> **What you need to do**
Repeat each line of the material below exactly as it appears, minus any pictures.

> **Records**
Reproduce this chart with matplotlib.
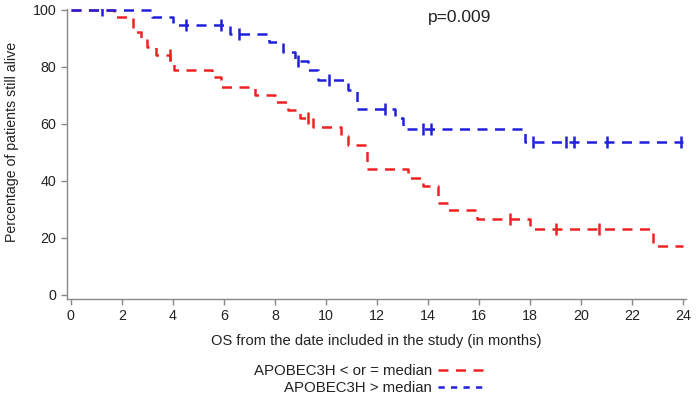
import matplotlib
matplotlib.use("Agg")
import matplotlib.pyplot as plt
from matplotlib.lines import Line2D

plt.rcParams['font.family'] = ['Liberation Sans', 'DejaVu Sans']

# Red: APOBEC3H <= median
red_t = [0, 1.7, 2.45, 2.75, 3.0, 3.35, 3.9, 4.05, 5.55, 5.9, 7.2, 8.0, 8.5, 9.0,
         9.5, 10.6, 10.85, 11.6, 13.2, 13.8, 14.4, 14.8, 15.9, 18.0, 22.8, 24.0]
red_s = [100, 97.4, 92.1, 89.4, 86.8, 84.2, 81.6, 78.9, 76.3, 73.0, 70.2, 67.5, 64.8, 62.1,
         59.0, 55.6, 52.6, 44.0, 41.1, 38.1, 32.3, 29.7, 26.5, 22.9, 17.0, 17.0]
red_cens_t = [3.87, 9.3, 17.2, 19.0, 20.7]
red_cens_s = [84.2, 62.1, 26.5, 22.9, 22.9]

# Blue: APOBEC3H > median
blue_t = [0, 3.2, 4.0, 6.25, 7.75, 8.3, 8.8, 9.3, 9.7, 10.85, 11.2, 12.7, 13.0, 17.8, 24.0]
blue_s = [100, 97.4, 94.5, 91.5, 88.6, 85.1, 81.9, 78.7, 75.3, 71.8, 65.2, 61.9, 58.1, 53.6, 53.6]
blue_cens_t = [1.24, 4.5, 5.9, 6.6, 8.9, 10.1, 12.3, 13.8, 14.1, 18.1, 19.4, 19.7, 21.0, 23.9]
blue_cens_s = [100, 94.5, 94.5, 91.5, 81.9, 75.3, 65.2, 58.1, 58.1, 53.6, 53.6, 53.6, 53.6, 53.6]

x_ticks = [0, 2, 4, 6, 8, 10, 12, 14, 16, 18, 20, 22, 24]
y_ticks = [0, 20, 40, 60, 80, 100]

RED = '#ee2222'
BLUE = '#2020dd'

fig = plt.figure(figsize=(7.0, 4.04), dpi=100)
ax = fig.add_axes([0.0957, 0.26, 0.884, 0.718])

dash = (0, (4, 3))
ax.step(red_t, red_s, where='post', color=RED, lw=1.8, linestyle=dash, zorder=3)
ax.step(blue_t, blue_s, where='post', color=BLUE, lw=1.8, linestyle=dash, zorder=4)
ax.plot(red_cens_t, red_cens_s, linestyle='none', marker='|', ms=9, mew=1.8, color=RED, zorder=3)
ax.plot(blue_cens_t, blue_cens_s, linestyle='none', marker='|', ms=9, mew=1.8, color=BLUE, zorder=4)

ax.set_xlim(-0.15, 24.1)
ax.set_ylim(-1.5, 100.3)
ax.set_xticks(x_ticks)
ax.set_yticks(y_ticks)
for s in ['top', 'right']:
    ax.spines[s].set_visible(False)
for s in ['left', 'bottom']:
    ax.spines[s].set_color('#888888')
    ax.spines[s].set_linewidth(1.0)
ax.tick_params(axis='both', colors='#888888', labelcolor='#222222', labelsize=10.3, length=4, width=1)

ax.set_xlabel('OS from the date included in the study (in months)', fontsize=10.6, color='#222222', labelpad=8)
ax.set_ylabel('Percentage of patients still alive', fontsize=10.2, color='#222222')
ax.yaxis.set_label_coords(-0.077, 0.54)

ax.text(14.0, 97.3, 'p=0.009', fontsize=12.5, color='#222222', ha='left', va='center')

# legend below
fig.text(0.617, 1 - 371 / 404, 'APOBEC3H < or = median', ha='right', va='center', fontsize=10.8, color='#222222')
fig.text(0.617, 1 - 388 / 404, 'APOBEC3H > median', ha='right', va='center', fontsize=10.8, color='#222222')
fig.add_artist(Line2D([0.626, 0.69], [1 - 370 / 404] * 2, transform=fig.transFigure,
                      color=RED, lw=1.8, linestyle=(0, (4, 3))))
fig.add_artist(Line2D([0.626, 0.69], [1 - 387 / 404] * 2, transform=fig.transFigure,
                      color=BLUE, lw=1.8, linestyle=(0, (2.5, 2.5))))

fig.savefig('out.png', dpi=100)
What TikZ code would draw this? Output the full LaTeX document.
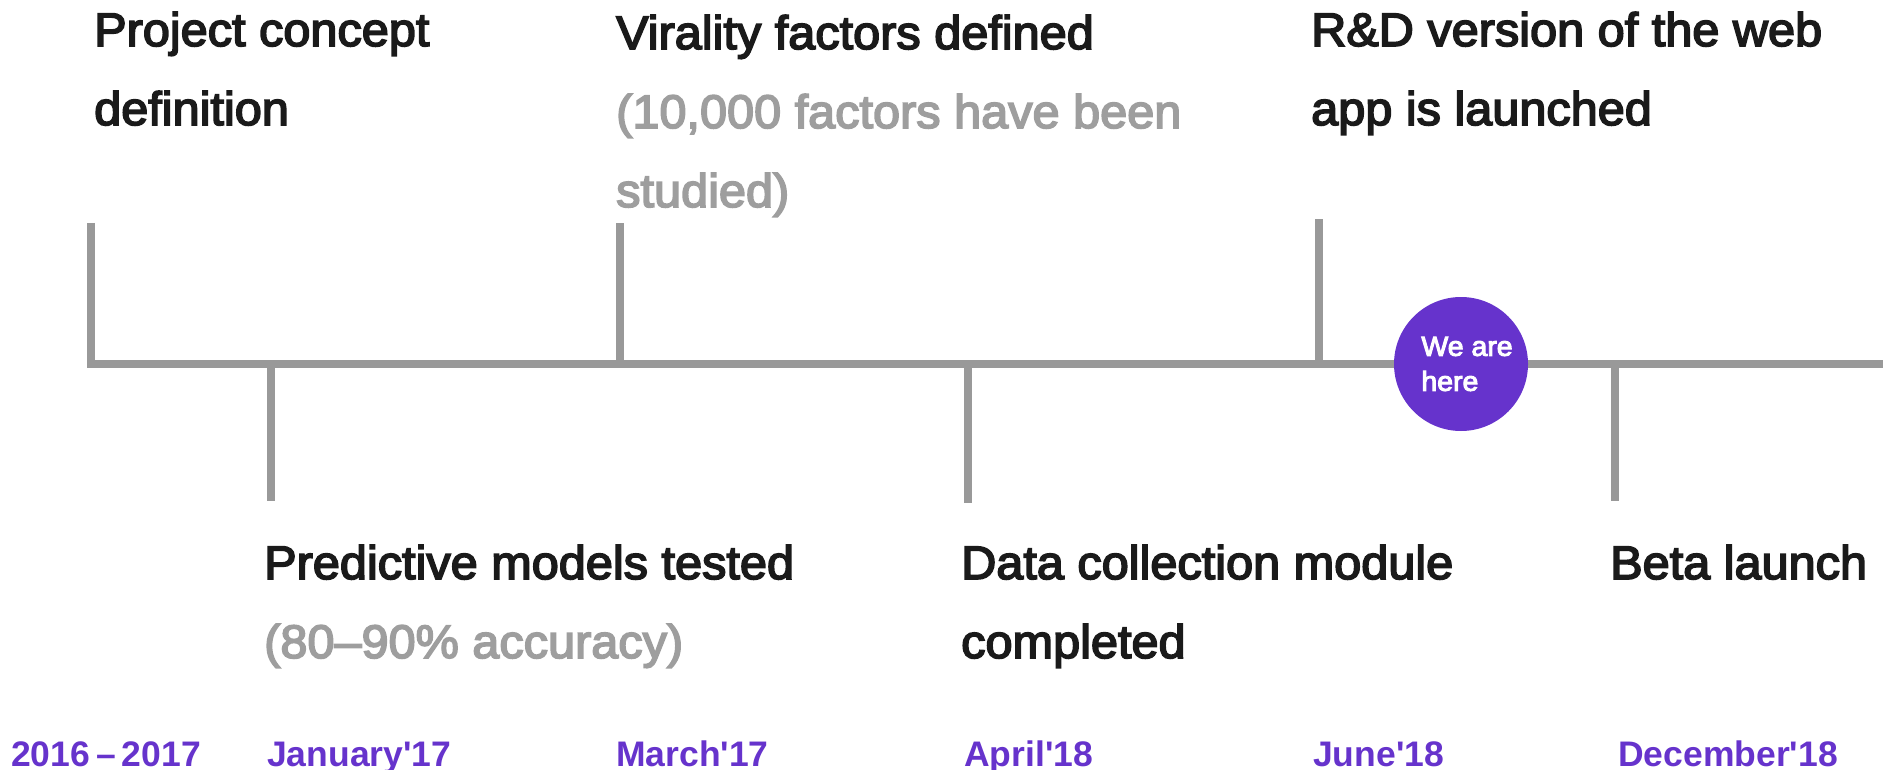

> **Complete response**
Reproduce this chart with matplotlib.
import matplotlib
matplotlib.use("Agg")
import matplotlib.pyplot as plt
from matplotlib.lines import Line2D

plt.rcParams['font.family'] = ['Liberation Sans', 'DejaVu Sans']

# Red: APOBEC3H <= median
red_t = [0, 1.7, 2.45, 2.75, 3.0, 3.35, 3.9, 4.05, 5.55, 5.9, 7.2, 8.0, 8.5, 9.0,
         9.5, 10.6, 10.85, 11.6, 13.2, 13.8, 14.4, 14.8, 15.9, 18.0, 22.8, 24.0]
red_s = [100, 97.4, 92.1, 89.4, 86.8, 84.2, 81.6, 78.9, 76.3, 73.0, 70.2, 67.5, 64.8, 62.1,
         59.0, 55.6, 52.6, 44.0, 41.1, 38.1, 32.3, 29.7, 26.5, 22.9, 17.0, 17.0]
red_cens_t = [3.87, 9.3, 17.2, 19.0, 20.7]
red_cens_s = [84.2, 62.1, 26.5, 22.9, 22.9]

# Blue: APOBEC3H > median
blue_t = [0, 3.2, 4.0, 6.25, 7.75, 8.3, 8.8, 9.3, 9.7, 10.85, 11.2, 12.7, 13.0, 17.8, 24.0]
blue_s = [100, 97.4, 94.5, 91.5, 88.6, 85.1, 81.9, 78.7, 75.3, 71.8, 65.2, 61.9, 58.1, 53.6, 53.6]
blue_cens_t = [1.24, 4.5, 5.9, 6.6, 8.9, 10.1, 12.3, 13.8, 14.1, 18.1, 19.4, 19.7, 21.0, 23.9]
blue_cens_s = [100, 94.5, 94.5, 91.5, 81.9, 75.3, 65.2, 58.1, 58.1, 53.6, 53.6, 53.6, 53.6, 53.6]

x_ticks = [0, 2, 4, 6, 8, 10, 12, 14, 16, 18, 20, 22, 24]
y_ticks = [0, 20, 40, 60, 80, 100]

RED = '#ee2222'
BLUE = '#2020dd'

fig = plt.figure(figsize=(7.0, 4.04), dpi=100)
ax = fig.add_axes([0.0957, 0.26, 0.884, 0.718])

dash = (0, (4, 3))
ax.step(red_t, red_s, where='post', color=RED, lw=1.8, linestyle=dash, zorder=3)
ax.step(blue_t, blue_s, where='post', color=BLUE, lw=1.8, linestyle=dash, zorder=4)
ax.plot(red_cens_t, red_cens_s, linestyle='none', marker='|', ms=9, mew=1.8, color=RED, zorder=3)
ax.plot(blue_cens_t, blue_cens_s, linestyle='none', marker='|', ms=9, mew=1.8, color=BLUE, zorder=4)

ax.set_xlim(-0.15, 24.1)
ax.set_ylim(-1.5, 100.3)
ax.set_xticks(x_ticks)
ax.set_yticks(y_ticks)
for s in ['top', 'right']:
    ax.spines[s].set_visible(False)
for s in ['left', 'bottom']:
    ax.spines[s].set_color('#888888')
    ax.spines[s].set_linewidth(1.0)
ax.tick_params(axis='both', colors='#888888', labelcolor='#222222', labelsize=10.3, length=4, width=1)

ax.set_xlabel('OS from the date included in the study (in months)', fontsize=10.6, color='#222222', labelpad=8)
ax.set_ylabel('Percentage of patients still alive', fontsize=10.2, color='#222222')
ax.yaxis.set_label_coords(-0.077, 0.54)

ax.text(14.0, 97.3, 'p=0.009', fontsize=12.5, color='#222222', ha='left', va='center')

# legend below
fig.text(0.617, 1 - 371 / 404, 'APOBEC3H < or = median', ha='right', va='center', fontsize=10.8, color='#222222')
fig.text(0.617, 1 - 388 / 404, 'APOBEC3H > median', ha='right', va='center', fontsize=10.8, color='#222222')
fig.add_artist(Line2D([0.626, 0.69], [1 - 370 / 404] * 2, transform=fig.transFigure,
                      color=RED, lw=1.8, linestyle=(0, (4, 3))))
fig.add_artist(Line2D([0.626, 0.69], [1 - 387 / 404] * 2, transform=fig.transFigure,
                      color=BLUE, lw=1.8, linestyle=(0, (2.5, 2.5))))

fig.savefig('out.png', dpi=100)
What TikZ code would draw this? Output the full LaTeX document.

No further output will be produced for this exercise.